"Oh, collard greens, what do you do with those?" "Why do the radishes look like that?" "Look Jim, have you ever seen a beet like that?" "Swiss chard, how do I cook swiss chard?" "What is mesclun?" "Do you have tomatoes?" "I love carrots, but I can't pay $3 for a bunch." "Kale?"
This is what our Saturday's have sounded like for the past two months. And we try to offer comprehensive answers or explanations each and every time. I love to tell people about our heirloom varieties, how by growing them we are fighting against the collapse of agricultural biodiversity and continuing and adding to an important tale of cultural heritage, and how by purchasing these varieties they are joining in this continuum as well. I enjoy explaining the ways to prepare kale and I appreciate it even more when we get customers returning week after week for their new favorite green or vegetable.
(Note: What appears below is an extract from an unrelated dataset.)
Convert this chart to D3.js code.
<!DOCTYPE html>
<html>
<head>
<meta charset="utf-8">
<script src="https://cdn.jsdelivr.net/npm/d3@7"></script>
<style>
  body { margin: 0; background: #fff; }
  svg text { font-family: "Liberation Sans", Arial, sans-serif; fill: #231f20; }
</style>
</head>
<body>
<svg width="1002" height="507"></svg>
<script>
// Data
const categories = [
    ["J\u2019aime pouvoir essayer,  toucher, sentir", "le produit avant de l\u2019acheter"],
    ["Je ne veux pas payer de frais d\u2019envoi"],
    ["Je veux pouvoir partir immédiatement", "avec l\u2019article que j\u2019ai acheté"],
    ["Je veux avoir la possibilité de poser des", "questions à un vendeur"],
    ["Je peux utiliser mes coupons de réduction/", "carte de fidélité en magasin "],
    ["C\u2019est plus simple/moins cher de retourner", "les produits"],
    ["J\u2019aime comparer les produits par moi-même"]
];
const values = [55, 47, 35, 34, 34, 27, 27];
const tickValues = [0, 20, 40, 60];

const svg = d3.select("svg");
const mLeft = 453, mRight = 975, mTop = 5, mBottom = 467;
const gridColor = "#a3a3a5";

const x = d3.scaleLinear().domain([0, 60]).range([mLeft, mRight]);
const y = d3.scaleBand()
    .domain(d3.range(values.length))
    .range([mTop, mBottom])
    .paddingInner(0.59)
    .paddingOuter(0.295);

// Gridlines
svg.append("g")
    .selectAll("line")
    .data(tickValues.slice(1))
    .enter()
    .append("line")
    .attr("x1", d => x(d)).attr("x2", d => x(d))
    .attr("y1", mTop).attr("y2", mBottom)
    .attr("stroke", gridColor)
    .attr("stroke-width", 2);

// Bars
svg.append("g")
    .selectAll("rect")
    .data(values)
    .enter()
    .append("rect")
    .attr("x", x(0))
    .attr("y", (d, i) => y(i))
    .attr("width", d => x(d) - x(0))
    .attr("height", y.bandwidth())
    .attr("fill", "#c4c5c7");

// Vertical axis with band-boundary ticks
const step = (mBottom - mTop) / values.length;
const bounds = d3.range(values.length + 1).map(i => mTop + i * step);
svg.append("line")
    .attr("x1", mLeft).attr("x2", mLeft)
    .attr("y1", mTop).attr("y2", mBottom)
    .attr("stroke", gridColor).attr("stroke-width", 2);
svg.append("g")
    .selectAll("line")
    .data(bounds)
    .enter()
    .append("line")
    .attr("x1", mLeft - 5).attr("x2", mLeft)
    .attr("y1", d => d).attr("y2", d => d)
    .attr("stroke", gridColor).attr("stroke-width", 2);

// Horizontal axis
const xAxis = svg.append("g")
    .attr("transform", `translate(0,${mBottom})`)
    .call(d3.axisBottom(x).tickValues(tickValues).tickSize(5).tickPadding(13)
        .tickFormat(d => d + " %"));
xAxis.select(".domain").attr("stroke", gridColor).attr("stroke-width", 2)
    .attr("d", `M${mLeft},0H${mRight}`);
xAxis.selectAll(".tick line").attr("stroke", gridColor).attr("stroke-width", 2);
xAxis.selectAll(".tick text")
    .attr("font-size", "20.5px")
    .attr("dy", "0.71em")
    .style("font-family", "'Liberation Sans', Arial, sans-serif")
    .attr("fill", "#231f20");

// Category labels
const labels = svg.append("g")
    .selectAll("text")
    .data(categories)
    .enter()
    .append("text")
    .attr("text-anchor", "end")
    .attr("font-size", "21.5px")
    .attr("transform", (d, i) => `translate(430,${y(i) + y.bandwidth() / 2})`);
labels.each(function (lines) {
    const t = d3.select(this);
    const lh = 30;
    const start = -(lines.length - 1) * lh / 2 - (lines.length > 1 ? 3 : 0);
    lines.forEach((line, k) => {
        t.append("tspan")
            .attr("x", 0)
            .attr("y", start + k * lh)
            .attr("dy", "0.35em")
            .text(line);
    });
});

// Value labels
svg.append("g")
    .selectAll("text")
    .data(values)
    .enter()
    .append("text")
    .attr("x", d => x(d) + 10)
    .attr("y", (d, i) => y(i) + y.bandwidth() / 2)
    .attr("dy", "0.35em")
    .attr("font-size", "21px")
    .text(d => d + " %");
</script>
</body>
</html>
I will talk food and farming all day with anyone who cares to chat it up. If they decide to buy something that's great. If not, who cares. We will bring it home and eat it or freeze it. We do this because it is important to us. For us it is the most enriching, self-gratifying work we can imagine and we are passionate about it.
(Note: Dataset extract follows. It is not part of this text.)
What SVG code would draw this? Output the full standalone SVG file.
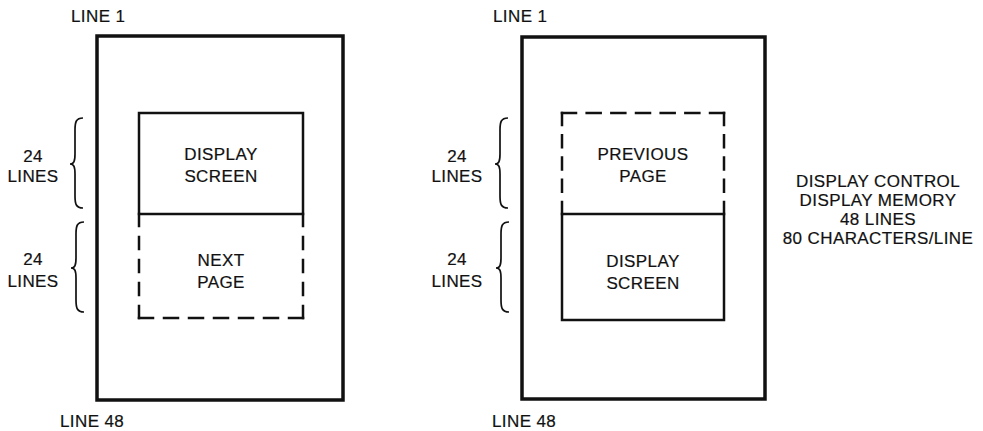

As Horace Greeley wrote, farming is, "that vocation which conduces most directly and palpably to a reverence for Honesty and Truth." We deal with both, directly each day. We are at natures every whim. Last week a customer asked me if the holes in the swiss chard were bad, to which I answered, "no, you just shared your chard with a few slugs." And today it finally rained. Too late for our lettuce which pretty much all bolted in the recent stretch of heat, but nice timing for our tomatoes, which are finally ripening. Yet, we persevere - because we have to.
We are earning a little extra money and learning more and more about food each day - growing it, selling it, and cooking it. I know we are happiest when we are engaged in the community of food and eating it and we've never been more immersed. Lately we have been pretty damn happy.